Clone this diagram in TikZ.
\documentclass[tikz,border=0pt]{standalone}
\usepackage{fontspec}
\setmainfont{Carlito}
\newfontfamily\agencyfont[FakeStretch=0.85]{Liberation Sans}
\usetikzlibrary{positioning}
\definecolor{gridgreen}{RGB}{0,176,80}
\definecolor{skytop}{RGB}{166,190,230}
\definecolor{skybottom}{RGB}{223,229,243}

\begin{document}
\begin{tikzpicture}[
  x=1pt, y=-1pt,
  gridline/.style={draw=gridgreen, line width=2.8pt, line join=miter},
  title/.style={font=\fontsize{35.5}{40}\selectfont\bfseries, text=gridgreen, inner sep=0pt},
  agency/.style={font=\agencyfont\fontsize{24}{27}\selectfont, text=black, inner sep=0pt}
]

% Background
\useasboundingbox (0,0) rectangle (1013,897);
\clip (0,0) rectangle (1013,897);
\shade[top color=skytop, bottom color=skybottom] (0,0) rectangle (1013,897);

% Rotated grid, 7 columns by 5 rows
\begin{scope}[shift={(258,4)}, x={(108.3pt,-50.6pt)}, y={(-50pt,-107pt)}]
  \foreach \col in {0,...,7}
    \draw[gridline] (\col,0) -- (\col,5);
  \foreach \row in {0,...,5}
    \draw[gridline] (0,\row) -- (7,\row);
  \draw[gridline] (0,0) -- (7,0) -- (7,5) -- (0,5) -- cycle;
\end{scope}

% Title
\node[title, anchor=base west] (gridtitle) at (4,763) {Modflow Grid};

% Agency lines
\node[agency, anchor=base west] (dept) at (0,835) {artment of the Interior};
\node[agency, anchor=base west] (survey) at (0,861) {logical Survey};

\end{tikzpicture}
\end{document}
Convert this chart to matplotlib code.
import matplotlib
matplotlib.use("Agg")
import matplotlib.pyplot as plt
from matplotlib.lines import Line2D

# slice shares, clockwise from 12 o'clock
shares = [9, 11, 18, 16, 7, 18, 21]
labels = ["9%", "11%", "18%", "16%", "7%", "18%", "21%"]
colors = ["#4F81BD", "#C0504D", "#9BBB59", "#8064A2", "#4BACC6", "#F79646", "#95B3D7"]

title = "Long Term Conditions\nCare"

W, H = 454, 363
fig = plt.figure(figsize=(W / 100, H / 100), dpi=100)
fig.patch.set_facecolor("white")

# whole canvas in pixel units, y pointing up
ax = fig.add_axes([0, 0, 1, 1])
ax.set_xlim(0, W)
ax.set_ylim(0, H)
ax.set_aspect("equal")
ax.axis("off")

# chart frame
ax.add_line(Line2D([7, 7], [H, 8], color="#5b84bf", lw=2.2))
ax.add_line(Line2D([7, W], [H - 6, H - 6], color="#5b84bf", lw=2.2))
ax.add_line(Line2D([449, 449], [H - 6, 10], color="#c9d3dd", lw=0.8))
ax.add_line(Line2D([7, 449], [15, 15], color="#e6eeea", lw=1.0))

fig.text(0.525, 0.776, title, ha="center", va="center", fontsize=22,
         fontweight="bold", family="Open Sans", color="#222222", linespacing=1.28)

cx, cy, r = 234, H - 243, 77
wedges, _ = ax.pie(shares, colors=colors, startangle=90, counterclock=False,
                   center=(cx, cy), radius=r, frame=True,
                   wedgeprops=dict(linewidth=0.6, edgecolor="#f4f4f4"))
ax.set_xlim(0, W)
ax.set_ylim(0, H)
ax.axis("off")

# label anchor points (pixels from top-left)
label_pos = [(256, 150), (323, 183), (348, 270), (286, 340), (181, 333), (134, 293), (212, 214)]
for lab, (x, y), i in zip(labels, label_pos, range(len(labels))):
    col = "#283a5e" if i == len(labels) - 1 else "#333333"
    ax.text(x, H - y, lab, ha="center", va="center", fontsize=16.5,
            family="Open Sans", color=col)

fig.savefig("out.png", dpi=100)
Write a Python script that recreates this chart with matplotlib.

→ REQUIRED TASK: Identify the lines above with the word "this". Copy them.

→ ANSWER TO THE TASK:
Clone this diagram in TikZ.
Convert this chart to matplotlib code.
Write a Python script that recreates this chart with matplotlib.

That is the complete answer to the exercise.